### [Source material]
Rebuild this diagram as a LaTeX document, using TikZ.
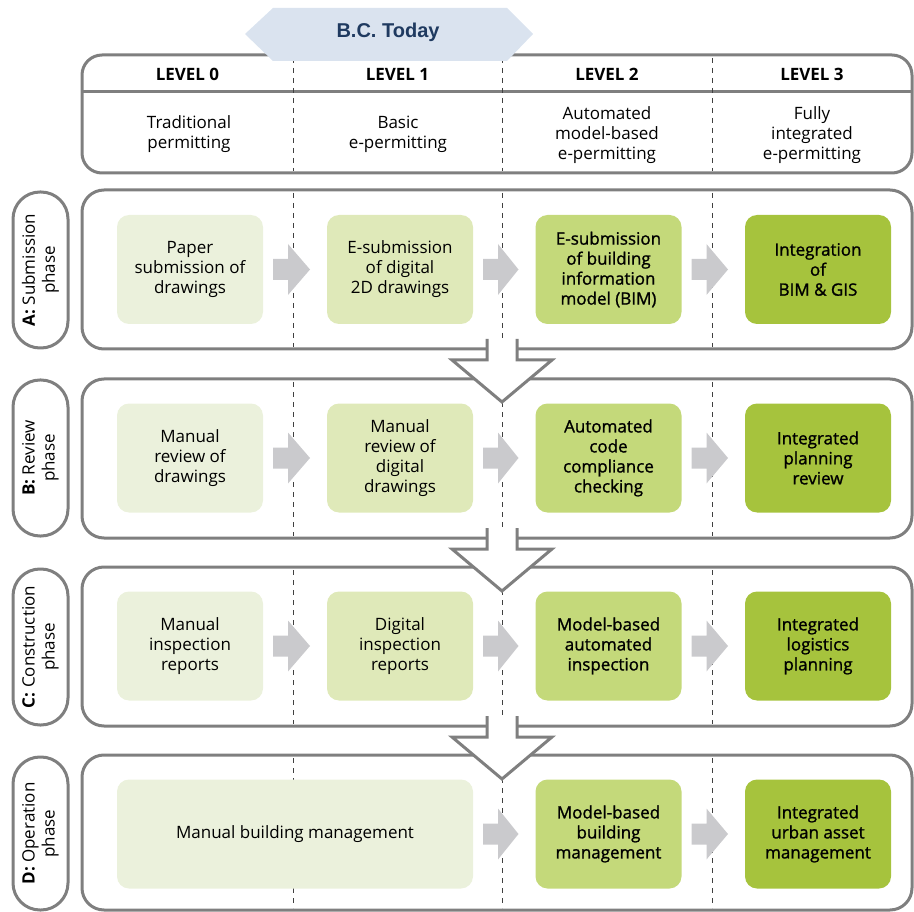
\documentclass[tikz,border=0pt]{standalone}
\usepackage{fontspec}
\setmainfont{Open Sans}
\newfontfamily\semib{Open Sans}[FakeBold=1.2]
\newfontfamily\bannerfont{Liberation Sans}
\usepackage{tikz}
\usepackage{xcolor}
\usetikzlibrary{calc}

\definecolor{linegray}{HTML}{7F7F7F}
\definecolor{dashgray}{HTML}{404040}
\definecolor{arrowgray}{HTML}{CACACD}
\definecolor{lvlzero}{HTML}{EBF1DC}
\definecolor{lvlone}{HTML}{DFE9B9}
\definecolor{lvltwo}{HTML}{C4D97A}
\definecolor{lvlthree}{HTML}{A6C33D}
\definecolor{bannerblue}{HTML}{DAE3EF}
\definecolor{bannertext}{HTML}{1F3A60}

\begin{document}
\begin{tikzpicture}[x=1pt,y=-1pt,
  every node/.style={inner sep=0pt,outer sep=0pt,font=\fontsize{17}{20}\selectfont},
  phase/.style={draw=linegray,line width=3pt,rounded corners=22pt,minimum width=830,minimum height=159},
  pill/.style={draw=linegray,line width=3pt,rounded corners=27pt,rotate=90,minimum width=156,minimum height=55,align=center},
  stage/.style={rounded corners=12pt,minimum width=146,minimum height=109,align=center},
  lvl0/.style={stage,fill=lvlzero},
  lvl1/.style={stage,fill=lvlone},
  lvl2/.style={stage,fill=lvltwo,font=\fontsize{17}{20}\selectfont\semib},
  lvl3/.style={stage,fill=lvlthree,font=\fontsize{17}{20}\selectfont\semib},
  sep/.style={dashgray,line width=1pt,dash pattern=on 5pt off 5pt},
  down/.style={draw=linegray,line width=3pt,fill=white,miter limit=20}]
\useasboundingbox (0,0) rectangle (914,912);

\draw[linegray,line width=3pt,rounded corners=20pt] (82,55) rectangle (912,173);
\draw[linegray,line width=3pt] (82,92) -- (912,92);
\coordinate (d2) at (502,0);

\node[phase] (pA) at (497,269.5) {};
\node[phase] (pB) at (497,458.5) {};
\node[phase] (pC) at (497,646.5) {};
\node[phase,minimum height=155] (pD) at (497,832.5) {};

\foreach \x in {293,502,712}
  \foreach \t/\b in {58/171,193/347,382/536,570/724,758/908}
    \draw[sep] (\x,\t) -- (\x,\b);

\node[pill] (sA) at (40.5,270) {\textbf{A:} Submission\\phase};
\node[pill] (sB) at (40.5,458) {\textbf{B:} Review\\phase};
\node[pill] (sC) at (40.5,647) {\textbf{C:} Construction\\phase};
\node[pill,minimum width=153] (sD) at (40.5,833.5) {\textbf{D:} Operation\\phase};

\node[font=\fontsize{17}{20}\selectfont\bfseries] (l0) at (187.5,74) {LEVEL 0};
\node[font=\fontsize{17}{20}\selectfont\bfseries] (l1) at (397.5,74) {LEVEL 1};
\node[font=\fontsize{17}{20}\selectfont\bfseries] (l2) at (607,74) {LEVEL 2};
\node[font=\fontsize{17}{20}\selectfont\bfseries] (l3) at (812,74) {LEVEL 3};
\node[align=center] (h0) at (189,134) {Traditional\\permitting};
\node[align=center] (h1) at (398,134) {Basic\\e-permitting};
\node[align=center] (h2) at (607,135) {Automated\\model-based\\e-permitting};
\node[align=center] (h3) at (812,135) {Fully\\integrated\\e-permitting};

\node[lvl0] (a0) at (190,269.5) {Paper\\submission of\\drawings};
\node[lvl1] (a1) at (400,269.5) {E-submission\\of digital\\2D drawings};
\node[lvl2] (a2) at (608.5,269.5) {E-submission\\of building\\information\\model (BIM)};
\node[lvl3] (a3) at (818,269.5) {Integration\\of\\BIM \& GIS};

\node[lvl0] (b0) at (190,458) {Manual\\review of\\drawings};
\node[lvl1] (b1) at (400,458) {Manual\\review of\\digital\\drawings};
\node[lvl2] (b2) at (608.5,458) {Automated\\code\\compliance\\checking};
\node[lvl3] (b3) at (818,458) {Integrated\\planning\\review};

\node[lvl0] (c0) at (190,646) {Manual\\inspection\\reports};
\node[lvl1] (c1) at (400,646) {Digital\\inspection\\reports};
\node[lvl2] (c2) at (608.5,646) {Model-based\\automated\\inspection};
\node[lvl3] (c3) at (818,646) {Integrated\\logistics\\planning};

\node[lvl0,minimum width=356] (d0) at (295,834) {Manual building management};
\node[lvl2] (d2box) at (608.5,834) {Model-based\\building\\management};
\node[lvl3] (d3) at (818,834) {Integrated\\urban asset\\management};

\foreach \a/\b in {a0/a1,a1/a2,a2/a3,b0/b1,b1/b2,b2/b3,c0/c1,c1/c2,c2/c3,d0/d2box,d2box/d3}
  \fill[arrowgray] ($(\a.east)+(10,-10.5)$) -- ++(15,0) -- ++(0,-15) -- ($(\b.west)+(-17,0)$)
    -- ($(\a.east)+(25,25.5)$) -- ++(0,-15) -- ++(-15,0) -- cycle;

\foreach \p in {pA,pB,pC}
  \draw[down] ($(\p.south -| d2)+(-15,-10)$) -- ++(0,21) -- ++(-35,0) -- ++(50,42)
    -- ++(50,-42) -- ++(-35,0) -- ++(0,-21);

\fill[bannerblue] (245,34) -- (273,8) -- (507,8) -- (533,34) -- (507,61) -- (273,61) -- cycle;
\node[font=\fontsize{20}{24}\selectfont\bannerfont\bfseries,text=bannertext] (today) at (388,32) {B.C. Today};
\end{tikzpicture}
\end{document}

### [Exercise]
Without including any picture, repeat the data exactly.

### [Response]
Rebuild this diagram as a LaTeX document, using TikZ.
\documentclass[tikz,border=0pt]{standalone}
\usepackage{fontspec}
\setmainfont{Open Sans}
\newfontfamily\semib{Open Sans}[FakeBold=1.2]
\newfontfamily\bannerfont{Liberation Sans}
\usepackage{tikz}
\usepackage{xcolor}
\usetikzlibrary{calc}

\definecolor{linegray}{HTML}{7F7F7F}
\definecolor{dashgray}{HTML}{404040}
\definecolor{arrowgray}{HTML}{CACACD}
\definecolor{lvlzero}{HTML}{EBF1DC}
\definecolor{lvlone}{HTML}{DFE9B9}
\definecolor{lvltwo}{HTML}{C4D97A}
\definecolor{lvlthree}{HTML}{A6C33D}
\definecolor{bannerblue}{HTML}{DAE3EF}
\definecolor{bannertext}{HTML}{1F3A60}

\begin{document}
\begin{tikzpicture}[x=1pt,y=-1pt,
  every node/.style={inner sep=0pt,outer sep=0pt,font=\fontsize{17}{20}\selectfont},
  phase/.style={draw=linegray,line width=3pt,rounded corners=22pt,minimum width=830,minimum height=159},
  pill/.style={draw=linegray,line width=3pt,rounded corners=27pt,rotate=90,minimum width=156,minimum height=55,align=center},
  stage/.style={rounded corners=12pt,minimum width=146,minimum height=109,align=center},
  lvl0/.style={stage,fill=lvlzero},
  lvl1/.style={stage,fill=lvlone},
  lvl2/.style={stage,fill=lvltwo,font=\fontsize{17}{20}\selectfont\semib},
  lvl3/.style={stage,fill=lvlthree,font=\fontsize{17}{20}\selectfont\semib},
  sep/.style={dashgray,line width=1pt,dash pattern=on 5pt off 5pt},
  down/.style={draw=linegray,line width=3pt,fill=white,miter limit=20}]
\useasboundingbox (0,0) rectangle (914,912);

\draw[linegray,line width=3pt,rounded corners=20pt] (82,55) rectangle (912,173);
\draw[linegray,line width=3pt] (82,92) -- (912,92);
\coordinate (d2) at (502,0);

\node[phase] (pA) at (497,269.5) {};
\node[phase] (pB) at (497,458.5) {};
\node[phase] (pC) at (497,646.5) {};
\node[phase,minimum height=155] (pD) at (497,832.5) {};

\foreach \x in {293,502,712}
  \foreach \t/\b in {58/171,193/347,382/536,570/724,758/908}
    \draw[sep] (\x,\t) -- (\x,\b);

\node[pill] (sA) at (40.5,270) {\textbf{A:} Submission\\phase};
\node[pill] (sB) at (40.5,458) {\textbf{B:} Review\\phase};
\node[pill] (sC) at (40.5,647) {\textbf{C:} Construction\\phase};
\node[pill,minimum width=153] (sD) at (40.5,833.5) {\textbf{D:} Operation\\phase};

\node[font=\fontsize{17}{20}\selectfont\bfseries] (l0) at (187.5,74) {LEVEL 0};
\node[font=\fontsize{17}{20}\selectfont\bfseries] (l1) at (397.5,74) {LEVEL 1};
\node[font=\fontsize{17}{20}\selectfont\bfseries] (l2) at (607,74) {LEVEL 2};
\node[font=\fontsize{17}{20}\selectfont\bfseries] (l3) at (812,74) {LEVEL 3};
\node[align=center] (h0) at (189,134) {Traditional\\permitting};
\node[align=center] (h1) at (398,134) {Basic\\e-permitting};
\node[align=center] (h2) at (607,135) {Automated\\model-based\\e-permitting};
\node[align=center] (h3) at (812,135) {Fully\\integrated\\e-permitting};

\node[lvl0] (a0) at (190,269.5) {Paper\\submission of\\drawings};
\node[lvl1] (a1) at (400,269.5) {E-submission\\of digital\\2D drawings};
\node[lvl2] (a2) at (608.5,269.5) {E-submission\\of building\\information\\model (BIM)};
\node[lvl3] (a3) at (818,269.5) {Integration\\of\\BIM \& GIS};

\node[lvl0] (b0) at (190,458) {Manual\\review of\\drawings};
\node[lvl1] (b1) at (400,458) {Manual\\review of\\digital\\drawings};
\node[lvl2] (b2) at (608.5,458) {Automated\\code\\compliance\\checking};
\node[lvl3] (b3) at (818,458) {Integrated\\planning\\review};

\node[lvl0] (c0) at (190,646) {Manual\\inspection\\reports};
\node[lvl1] (c1) at (400,646) {Digital\\inspection\\reports};
\node[lvl2] (c2) at (608.5,646) {Model-based\\automated\\inspection};
\node[lvl3] (c3) at (818,646) {Integrated\\logistics\\planning};

\node[lvl0,minimum width=356] (d0) at (295,834) {Manual building management};
\node[lvl2] (d2box) at (608.5,834) {Model-based\\building\\management};
\node[lvl3] (d3) at (818,834) {Integrated\\urban asset\\management};

\foreach \a/\b in {a0/a1,a1/a2,a2/a3,b0/b1,b1/b2,b2/b3,c0/c1,c1/c2,c2/c3,d0/d2box,d2box/d3}
  \fill[arrowgray] ($(\a.east)+(10,-10.5)$) -- ++(15,0) -- ++(0,-15) -- ($(\b.west)+(-17,0)$)
    -- ($(\a.east)+(25,25.5)$) -- ++(0,-15) -- ++(-15,0) -- cycle;

\foreach \p in {pA,pB,pC}
  \draw[down] ($(\p.south -| d2)+(-15,-10)$) -- ++(0,21) -- ++(-35,0) -- ++(50,42)
    -- ++(50,-42) -- ++(-35,0) -- ++(0,-21);

\fill[bannerblue] (245,34) -- (273,8) -- (507,8) -- (533,34) -- (507,61) -- (273,61) -- cycle;
\node[font=\fontsize{20}{24}\selectfont\bannerfont\bfseries,text=bannertext] (today) at (388,32) {B.C. Today};
\end{tikzpicture}
\end{document}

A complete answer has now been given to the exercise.